Given exercise:
Below are the records; extract from them the line containing "Write a LaTeX" to the line containing "14, 16, 18];", both lines included, exactly and with no pictures.

Data for this exercise:
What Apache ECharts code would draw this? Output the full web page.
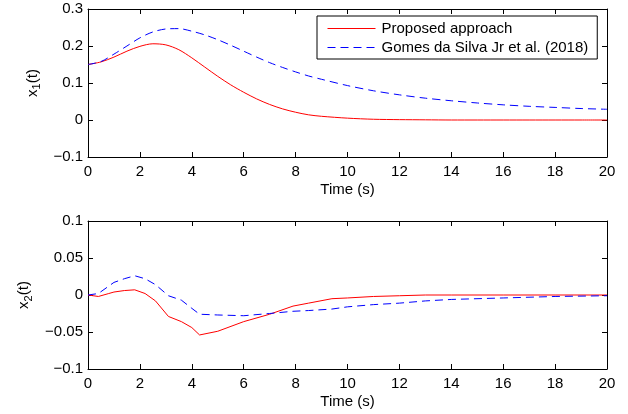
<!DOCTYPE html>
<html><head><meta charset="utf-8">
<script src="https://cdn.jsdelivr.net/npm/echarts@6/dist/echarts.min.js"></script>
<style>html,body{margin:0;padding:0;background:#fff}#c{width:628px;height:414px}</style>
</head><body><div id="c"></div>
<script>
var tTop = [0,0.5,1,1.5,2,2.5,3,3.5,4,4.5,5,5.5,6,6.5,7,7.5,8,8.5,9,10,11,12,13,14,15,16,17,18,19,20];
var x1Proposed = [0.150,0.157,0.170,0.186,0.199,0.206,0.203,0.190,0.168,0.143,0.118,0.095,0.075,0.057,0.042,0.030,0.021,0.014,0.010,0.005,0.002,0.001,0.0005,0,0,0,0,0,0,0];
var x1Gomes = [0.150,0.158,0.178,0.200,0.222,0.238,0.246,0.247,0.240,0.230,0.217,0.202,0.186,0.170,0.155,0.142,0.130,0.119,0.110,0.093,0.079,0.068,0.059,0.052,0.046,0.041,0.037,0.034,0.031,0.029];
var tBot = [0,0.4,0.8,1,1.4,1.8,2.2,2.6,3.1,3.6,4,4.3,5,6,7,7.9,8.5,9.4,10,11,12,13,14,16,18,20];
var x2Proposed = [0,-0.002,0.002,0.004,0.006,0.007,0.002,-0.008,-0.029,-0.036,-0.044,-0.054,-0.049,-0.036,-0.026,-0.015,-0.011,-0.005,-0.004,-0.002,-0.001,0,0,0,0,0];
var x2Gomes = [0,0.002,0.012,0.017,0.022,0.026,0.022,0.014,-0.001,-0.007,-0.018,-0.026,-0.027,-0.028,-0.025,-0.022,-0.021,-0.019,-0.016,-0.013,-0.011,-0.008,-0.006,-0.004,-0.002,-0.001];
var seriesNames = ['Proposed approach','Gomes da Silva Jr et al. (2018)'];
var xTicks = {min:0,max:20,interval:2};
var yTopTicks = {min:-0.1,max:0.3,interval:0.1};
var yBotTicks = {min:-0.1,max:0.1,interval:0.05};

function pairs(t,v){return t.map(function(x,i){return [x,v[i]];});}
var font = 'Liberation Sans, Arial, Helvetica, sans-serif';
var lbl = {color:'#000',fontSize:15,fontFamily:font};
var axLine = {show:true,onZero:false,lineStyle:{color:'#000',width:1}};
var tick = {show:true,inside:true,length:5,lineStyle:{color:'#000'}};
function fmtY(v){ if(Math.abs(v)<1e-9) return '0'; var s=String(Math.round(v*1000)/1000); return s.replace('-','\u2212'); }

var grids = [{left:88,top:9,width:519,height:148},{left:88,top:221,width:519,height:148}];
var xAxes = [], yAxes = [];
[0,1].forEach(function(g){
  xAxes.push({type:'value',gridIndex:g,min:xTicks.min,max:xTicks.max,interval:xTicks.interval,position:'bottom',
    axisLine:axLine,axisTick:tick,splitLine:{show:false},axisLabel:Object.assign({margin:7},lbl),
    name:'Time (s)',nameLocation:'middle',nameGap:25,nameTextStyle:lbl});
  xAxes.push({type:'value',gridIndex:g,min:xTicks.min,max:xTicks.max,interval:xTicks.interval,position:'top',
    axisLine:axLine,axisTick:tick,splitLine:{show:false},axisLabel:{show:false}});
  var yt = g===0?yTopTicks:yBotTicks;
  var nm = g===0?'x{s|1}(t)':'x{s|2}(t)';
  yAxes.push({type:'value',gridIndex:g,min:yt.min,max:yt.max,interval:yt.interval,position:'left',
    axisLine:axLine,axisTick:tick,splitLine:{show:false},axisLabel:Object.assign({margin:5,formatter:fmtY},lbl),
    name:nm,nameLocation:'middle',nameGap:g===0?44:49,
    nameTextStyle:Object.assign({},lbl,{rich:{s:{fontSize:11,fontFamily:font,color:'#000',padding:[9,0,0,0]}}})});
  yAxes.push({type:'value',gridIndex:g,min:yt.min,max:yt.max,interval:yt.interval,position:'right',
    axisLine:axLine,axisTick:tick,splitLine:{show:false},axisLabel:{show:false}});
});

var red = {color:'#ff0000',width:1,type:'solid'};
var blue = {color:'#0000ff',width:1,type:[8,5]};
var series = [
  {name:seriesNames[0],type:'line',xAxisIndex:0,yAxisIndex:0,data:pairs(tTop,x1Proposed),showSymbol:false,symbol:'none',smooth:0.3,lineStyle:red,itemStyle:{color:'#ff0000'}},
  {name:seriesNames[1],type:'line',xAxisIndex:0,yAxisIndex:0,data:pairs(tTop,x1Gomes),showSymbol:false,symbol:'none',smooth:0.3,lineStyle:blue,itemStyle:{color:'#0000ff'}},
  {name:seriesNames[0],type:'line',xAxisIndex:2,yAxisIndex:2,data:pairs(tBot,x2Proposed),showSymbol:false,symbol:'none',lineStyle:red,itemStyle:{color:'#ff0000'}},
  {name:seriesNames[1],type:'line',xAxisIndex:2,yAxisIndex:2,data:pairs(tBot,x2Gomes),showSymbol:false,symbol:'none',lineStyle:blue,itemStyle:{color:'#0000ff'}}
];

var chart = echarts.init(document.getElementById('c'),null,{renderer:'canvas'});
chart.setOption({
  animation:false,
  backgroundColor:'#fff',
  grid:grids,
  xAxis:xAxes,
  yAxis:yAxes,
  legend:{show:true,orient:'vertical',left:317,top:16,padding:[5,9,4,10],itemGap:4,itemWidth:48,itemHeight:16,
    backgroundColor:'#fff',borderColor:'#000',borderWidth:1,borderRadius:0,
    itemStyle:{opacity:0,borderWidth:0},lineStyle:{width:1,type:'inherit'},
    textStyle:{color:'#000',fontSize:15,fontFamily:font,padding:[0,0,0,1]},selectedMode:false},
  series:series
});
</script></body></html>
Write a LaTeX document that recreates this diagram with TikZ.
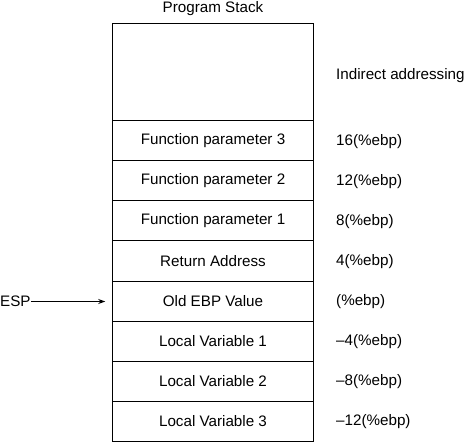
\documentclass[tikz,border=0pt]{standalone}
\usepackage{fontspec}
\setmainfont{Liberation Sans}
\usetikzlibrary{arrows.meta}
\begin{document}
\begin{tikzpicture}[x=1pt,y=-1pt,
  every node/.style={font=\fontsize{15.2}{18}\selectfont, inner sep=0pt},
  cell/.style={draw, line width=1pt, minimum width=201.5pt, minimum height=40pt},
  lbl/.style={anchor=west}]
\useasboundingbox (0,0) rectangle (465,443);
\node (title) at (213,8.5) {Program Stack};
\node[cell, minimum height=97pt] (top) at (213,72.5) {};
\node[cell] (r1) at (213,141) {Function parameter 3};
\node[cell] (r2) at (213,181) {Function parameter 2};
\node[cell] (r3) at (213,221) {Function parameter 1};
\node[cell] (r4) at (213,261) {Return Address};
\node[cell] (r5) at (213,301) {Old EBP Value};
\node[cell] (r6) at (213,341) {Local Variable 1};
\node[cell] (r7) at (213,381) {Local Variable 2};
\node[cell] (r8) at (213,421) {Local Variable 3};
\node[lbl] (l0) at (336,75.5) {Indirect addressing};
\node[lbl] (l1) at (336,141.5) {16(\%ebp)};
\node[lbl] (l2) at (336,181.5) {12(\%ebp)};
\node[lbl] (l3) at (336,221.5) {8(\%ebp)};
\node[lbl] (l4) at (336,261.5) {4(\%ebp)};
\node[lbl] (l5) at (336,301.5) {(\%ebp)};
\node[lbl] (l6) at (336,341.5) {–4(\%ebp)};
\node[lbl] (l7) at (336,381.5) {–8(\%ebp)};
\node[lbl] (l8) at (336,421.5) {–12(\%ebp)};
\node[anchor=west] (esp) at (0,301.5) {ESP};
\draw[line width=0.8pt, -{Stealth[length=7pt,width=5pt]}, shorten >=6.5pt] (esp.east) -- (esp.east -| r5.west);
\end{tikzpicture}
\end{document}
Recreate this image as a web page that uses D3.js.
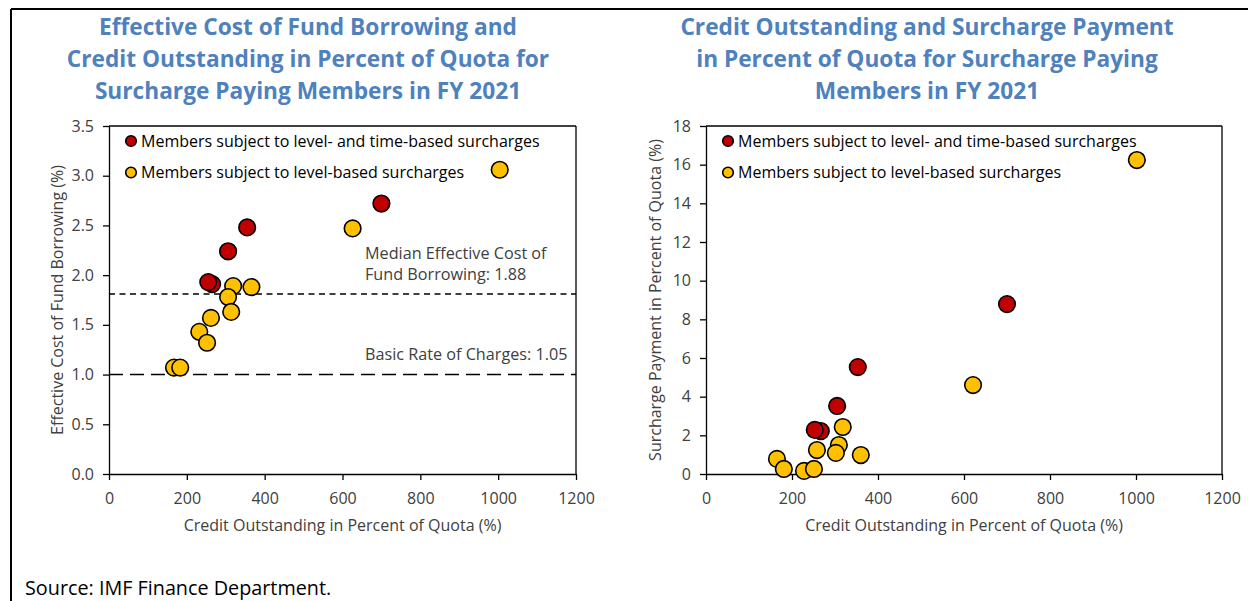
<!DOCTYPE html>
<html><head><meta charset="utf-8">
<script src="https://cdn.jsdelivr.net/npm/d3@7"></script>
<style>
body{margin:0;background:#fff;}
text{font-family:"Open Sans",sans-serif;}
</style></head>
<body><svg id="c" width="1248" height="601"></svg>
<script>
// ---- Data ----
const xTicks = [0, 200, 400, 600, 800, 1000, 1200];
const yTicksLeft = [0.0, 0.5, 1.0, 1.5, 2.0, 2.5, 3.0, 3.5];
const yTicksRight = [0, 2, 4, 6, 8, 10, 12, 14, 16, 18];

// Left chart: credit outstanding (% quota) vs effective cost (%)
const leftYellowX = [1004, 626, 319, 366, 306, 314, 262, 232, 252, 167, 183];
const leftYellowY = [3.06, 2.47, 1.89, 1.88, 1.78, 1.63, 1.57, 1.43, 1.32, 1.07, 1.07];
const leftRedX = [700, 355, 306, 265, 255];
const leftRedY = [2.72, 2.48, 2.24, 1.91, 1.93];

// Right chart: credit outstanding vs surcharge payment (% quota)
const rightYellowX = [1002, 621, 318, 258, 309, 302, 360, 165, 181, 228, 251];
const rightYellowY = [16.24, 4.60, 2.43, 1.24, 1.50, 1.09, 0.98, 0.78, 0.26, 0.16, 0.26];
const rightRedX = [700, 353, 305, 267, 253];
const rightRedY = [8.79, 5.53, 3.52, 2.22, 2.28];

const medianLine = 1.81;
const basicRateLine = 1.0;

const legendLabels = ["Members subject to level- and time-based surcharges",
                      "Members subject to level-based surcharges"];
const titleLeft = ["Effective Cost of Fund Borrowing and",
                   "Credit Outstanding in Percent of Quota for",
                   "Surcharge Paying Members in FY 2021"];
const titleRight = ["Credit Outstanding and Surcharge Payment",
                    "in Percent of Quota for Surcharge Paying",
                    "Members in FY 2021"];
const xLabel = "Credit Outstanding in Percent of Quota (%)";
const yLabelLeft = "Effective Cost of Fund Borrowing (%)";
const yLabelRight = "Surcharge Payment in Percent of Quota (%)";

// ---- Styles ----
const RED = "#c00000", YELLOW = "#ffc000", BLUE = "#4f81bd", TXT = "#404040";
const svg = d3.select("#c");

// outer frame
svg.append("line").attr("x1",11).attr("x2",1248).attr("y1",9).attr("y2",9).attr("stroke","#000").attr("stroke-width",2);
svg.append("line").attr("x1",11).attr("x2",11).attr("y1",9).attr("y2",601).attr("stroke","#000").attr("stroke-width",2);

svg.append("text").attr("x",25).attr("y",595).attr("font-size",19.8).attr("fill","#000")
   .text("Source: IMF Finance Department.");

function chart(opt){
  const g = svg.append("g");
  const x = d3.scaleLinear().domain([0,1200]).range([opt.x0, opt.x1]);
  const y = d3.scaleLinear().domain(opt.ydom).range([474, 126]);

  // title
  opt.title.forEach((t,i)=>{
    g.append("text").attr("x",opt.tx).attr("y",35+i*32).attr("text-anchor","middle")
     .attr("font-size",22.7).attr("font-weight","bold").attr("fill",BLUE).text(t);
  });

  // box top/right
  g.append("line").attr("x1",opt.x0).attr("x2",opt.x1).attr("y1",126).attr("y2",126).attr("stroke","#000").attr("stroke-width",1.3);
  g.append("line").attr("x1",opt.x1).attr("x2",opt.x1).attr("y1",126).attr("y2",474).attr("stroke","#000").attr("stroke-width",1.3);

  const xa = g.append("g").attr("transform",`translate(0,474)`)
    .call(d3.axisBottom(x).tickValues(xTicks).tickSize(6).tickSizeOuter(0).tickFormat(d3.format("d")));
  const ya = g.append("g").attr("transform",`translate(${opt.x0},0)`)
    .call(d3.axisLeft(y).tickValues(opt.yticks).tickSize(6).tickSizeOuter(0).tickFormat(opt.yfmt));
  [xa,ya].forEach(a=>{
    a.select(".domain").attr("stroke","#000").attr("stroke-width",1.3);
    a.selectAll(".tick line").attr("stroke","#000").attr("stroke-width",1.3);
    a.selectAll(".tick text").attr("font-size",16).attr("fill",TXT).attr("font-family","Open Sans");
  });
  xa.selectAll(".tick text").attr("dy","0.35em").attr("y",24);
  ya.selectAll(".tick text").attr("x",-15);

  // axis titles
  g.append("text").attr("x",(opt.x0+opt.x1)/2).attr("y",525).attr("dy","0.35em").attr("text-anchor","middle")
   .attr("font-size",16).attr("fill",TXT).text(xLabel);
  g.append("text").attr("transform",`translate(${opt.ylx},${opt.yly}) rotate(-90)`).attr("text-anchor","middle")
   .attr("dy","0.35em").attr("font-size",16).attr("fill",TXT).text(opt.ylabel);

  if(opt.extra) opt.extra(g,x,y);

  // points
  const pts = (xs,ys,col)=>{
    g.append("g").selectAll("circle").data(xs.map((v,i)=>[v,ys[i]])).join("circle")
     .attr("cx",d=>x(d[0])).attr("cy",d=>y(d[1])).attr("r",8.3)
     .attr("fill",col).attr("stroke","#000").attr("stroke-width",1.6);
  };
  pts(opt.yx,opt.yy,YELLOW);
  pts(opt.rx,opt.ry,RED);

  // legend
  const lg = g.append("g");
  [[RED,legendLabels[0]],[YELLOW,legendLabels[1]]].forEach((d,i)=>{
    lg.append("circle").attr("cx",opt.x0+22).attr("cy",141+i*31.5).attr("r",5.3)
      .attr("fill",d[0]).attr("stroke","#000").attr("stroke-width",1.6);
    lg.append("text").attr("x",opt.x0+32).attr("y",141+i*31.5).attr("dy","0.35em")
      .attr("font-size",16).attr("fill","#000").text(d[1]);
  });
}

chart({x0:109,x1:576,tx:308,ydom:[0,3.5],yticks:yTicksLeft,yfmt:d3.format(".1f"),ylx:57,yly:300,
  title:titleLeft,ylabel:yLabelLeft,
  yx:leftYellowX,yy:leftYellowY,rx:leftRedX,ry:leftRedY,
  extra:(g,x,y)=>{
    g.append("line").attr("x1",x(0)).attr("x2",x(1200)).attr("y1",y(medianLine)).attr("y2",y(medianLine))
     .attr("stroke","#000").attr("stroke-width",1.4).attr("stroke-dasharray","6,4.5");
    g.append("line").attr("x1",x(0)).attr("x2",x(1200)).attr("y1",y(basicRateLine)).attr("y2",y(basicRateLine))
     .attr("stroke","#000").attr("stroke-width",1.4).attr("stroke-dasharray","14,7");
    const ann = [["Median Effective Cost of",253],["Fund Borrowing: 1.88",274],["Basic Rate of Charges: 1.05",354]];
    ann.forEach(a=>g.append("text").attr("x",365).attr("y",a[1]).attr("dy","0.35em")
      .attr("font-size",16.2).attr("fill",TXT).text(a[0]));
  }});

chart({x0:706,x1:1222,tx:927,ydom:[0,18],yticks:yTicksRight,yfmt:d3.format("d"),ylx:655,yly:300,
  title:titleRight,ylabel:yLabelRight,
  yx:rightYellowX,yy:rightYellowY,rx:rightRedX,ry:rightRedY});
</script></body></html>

Result for this task:
Write a LaTeX document that recreates this diagram with TikZ.
\documentclass[tikz,border=0pt]{standalone}
\usepackage{fontspec}
\setmainfont{Liberation Sans}
\usetikzlibrary{arrows.meta}
\begin{document}
\begin{tikzpicture}[x=1pt,y=-1pt,
  every node/.style={font=\fontsize{15.2}{18}\selectfont, inner sep=0pt},
  cell/.style={draw, line width=1pt, minimum width=201.5pt, minimum height=40pt},
  lbl/.style={anchor=west}]
\useasboundingbox (0,0) rectangle (465,443);
\node (title) at (213,8.5) {Program Stack};
\node[cell, minimum height=97pt] (top) at (213,72.5) {};
\node[cell] (r1) at (213,141) {Function parameter 3};
\node[cell] (r2) at (213,181) {Function parameter 2};
\node[cell] (r3) at (213,221) {Function parameter 1};
\node[cell] (r4) at (213,261) {Return Address};
\node[cell] (r5) at (213,301) {Old EBP Value};
\node[cell] (r6) at (213,341) {Local Variable 1};
\node[cell] (r7) at (213,381) {Local Variable 2};
\node[cell] (r8) at (213,421) {Local Variable 3};
\node[lbl] (l0) at (336,75.5) {Indirect addressing};
\node[lbl] (l1) at (336,141.5) {16(\%ebp)};
\node[lbl] (l2) at (336,181.5) {12(\%ebp)};
\node[lbl] (l3) at (336,221.5) {8(\%ebp)};
\node[lbl] (l4) at (336,261.5) {4(\%ebp)};
\node[lbl] (l5) at (336,301.5) {(\%ebp)};
\node[lbl] (l6) at (336,341.5) {–4(\%ebp)};
\node[lbl] (l7) at (336,381.5) {–8(\%ebp)};
\node[lbl] (l8) at (336,421.5) {–12(\%ebp)};
\node[anchor=west] (esp) at (0,301.5) {ESP};
\draw[line width=0.8pt, -{Stealth[length=7pt,width=5pt]}, shorten >=6.5pt] (esp.east) -- (esp.east -| r5.west);
\end{tikzpicture}
\end{document}
Recreate this image as a web page that uses D3.js.
<!DOCTYPE html>
<html><head><meta charset="utf-8">
<script src="https://cdn.jsdelivr.net/npm/d3@7"></script>
<style>
body{margin:0;background:#fff;}
text{font-family:"Open Sans",sans-serif;}
</style></head>
<body><svg id="c" width="1248" height="601"></svg>
<script>
// ---- Data ----
const xTicks = [0, 200, 400, 600, 800, 1000, 1200];
const yTicksLeft = [0.0, 0.5, 1.0, 1.5, 2.0, 2.5, 3.0, 3.5];
const yTicksRight = [0, 2, 4, 6, 8, 10, 12, 14, 16, 18];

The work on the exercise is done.